__WORK TO BE COMPLETED__: Extract each line containing the string "image".

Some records
# # # # # # #
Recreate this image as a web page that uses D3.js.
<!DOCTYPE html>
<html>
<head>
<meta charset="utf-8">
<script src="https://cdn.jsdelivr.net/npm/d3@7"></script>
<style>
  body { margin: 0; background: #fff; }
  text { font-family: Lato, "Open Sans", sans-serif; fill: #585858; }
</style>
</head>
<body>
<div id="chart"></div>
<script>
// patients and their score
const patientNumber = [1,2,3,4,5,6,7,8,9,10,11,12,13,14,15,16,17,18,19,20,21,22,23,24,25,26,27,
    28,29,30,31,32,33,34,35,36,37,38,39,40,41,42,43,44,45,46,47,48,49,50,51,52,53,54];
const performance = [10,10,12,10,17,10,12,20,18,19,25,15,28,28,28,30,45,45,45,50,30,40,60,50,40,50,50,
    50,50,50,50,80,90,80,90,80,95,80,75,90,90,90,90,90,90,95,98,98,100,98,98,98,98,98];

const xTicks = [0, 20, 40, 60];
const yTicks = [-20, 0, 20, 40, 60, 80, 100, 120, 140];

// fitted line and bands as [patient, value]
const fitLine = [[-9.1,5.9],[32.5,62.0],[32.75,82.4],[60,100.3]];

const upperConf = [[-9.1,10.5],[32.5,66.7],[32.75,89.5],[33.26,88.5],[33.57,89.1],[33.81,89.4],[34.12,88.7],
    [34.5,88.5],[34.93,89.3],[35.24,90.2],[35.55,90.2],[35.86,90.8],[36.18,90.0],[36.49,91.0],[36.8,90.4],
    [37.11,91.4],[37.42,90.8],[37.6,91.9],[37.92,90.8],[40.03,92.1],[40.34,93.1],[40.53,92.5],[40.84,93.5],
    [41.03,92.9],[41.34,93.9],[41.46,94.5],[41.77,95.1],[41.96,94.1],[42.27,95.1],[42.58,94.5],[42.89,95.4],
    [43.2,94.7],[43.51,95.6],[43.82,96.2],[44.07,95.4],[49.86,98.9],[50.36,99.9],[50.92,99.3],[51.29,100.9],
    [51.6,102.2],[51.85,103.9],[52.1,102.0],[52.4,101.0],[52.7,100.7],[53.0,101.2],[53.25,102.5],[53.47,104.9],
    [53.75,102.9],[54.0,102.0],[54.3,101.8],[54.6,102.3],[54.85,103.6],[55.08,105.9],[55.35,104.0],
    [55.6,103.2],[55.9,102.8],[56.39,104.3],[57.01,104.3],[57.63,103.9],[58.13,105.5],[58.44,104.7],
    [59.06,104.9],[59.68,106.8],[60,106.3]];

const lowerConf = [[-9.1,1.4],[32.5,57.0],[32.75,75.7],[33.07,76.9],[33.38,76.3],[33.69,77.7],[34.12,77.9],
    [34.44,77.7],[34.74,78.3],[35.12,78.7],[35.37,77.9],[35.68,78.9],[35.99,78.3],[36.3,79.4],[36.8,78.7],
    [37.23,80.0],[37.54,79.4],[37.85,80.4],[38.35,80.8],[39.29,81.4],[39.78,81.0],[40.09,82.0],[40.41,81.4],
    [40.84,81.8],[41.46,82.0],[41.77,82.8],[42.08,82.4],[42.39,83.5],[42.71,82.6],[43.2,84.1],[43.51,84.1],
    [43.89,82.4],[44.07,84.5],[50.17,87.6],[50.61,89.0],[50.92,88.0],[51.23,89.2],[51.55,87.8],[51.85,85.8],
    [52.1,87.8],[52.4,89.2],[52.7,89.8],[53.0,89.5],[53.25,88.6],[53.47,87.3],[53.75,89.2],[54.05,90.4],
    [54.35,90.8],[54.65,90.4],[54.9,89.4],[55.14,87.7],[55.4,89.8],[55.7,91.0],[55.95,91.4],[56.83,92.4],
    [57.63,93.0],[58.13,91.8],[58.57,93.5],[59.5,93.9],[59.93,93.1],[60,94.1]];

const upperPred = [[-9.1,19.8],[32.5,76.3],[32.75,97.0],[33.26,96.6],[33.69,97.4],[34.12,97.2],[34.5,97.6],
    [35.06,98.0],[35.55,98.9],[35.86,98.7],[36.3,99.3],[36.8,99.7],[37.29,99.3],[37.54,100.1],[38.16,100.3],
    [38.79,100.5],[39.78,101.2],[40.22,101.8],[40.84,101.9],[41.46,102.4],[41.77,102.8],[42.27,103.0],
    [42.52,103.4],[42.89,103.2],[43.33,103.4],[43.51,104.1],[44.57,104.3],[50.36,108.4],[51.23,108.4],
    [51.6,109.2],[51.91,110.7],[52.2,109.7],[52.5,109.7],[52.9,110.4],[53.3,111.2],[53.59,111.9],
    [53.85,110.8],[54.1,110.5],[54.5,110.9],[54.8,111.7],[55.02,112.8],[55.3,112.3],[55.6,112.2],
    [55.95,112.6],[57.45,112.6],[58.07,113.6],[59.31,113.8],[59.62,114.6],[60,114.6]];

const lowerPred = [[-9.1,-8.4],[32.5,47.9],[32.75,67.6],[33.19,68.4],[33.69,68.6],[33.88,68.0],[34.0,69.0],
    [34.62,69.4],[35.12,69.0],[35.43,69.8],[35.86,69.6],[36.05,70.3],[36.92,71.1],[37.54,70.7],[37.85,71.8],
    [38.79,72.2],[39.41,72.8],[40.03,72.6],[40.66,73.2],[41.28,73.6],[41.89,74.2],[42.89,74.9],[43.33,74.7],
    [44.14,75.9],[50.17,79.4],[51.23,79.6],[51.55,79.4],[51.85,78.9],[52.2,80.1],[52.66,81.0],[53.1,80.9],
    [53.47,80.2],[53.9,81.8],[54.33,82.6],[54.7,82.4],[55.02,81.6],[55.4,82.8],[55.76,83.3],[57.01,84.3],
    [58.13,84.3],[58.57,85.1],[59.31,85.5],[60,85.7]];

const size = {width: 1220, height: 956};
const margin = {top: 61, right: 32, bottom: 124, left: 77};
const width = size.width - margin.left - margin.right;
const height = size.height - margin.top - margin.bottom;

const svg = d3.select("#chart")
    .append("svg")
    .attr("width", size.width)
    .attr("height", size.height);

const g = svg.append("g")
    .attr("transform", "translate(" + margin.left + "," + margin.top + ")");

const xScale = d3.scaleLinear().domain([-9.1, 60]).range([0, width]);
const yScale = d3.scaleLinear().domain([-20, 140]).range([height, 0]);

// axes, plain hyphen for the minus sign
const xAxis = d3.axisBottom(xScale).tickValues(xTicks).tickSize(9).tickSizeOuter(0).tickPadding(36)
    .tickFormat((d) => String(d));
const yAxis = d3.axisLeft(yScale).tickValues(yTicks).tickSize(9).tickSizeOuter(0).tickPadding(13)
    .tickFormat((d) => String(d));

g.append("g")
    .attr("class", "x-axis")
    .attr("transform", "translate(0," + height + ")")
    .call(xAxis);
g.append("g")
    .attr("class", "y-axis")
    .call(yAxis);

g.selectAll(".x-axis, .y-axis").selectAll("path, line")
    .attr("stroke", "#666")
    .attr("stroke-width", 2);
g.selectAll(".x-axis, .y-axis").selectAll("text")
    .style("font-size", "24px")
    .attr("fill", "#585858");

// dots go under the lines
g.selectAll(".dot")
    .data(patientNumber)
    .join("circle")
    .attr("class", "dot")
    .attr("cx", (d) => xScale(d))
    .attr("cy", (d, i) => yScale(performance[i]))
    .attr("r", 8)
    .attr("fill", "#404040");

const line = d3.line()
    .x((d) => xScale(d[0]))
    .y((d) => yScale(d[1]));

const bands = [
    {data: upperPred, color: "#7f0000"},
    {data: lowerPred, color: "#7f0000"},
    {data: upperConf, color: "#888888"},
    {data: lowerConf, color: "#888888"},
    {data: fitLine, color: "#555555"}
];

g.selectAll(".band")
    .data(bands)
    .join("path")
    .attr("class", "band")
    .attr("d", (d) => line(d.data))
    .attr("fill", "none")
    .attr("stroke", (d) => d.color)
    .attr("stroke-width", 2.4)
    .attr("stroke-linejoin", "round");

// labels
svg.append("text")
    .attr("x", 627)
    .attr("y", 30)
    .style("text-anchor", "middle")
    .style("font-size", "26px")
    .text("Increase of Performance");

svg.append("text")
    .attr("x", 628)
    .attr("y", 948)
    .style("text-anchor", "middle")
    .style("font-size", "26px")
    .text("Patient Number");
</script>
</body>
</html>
# # # # # # #
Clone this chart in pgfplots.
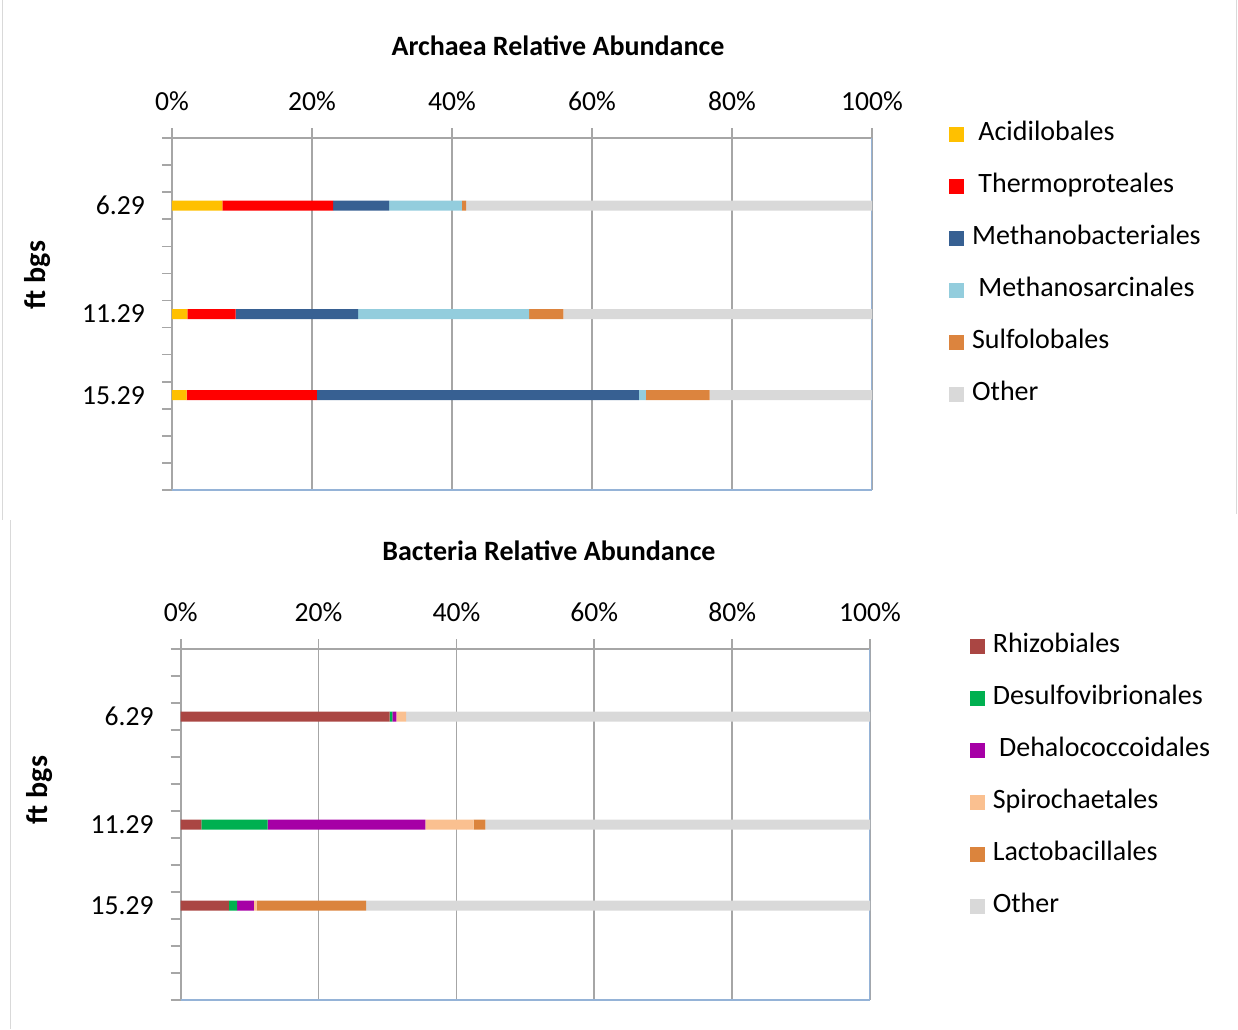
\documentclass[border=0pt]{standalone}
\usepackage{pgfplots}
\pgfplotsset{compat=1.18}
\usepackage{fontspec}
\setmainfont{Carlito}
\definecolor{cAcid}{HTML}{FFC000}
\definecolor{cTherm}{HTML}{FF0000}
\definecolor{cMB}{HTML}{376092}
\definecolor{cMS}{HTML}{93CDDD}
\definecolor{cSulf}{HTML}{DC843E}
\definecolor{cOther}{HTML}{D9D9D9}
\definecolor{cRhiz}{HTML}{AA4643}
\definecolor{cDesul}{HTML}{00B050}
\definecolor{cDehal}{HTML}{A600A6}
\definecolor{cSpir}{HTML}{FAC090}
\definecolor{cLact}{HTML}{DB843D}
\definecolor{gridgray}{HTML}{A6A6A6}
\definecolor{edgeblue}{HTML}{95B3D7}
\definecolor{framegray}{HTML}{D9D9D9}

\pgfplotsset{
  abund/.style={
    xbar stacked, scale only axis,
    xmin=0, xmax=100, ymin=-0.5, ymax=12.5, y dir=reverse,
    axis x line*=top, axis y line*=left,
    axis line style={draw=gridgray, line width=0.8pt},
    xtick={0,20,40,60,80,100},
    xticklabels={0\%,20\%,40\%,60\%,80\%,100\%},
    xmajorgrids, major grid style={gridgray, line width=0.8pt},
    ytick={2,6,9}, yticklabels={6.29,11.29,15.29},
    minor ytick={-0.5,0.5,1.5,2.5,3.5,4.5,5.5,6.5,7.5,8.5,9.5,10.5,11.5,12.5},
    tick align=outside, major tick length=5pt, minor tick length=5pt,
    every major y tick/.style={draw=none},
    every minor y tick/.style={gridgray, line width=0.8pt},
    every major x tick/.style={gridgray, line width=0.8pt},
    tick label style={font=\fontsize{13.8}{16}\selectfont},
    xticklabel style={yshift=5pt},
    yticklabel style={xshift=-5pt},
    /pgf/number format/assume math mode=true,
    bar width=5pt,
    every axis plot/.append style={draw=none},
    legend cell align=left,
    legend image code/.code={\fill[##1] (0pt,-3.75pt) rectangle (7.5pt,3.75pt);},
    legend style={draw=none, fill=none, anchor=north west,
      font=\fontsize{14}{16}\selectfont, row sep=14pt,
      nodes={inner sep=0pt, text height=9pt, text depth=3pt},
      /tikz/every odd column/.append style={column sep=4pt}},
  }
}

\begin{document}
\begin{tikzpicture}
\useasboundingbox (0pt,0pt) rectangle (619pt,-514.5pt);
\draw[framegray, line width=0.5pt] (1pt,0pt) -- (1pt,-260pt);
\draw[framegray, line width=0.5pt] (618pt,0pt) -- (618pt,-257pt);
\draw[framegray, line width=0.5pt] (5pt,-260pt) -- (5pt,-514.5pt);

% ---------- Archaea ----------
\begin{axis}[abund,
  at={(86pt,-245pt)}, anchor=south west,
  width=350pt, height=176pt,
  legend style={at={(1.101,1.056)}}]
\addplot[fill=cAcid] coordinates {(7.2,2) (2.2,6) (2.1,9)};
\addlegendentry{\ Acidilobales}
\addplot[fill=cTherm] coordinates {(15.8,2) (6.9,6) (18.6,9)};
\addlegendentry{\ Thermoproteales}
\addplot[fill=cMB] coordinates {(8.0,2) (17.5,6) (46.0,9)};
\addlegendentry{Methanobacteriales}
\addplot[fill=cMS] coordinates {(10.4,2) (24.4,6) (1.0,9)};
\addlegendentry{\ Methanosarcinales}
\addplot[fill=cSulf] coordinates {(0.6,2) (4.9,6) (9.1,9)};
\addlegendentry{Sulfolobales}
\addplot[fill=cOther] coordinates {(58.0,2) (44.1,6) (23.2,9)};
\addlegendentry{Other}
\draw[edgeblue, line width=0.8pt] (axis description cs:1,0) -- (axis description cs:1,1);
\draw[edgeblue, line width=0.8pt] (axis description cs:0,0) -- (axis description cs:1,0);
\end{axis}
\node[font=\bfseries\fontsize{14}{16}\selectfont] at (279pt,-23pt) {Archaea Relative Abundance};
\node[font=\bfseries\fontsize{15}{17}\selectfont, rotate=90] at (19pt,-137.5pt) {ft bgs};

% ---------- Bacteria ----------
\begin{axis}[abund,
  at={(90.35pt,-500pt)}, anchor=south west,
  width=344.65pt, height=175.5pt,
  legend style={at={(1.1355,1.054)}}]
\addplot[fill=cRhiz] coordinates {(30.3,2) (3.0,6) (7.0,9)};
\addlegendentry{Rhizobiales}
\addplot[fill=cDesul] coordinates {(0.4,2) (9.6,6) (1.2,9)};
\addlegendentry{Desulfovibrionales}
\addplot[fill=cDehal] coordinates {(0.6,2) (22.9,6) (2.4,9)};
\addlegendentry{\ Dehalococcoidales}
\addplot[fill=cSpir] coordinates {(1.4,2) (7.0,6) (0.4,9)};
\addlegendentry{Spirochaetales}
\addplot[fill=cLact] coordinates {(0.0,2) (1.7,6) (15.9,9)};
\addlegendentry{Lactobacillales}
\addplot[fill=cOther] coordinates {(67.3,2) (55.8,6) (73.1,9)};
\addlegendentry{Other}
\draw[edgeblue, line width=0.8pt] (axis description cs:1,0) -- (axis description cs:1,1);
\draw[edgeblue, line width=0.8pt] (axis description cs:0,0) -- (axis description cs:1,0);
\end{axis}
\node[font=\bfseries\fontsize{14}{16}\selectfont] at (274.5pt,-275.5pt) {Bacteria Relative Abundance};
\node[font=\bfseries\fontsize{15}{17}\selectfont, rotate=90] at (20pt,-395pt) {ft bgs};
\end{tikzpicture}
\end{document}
# # # # # # #
__THE ANSWER__:
Recreate this image as a web page that uses D3.js.
    legend image code/.code={\fill[##1] (0pt,-3.75pt) rectangle (7.5pt,3.75pt);},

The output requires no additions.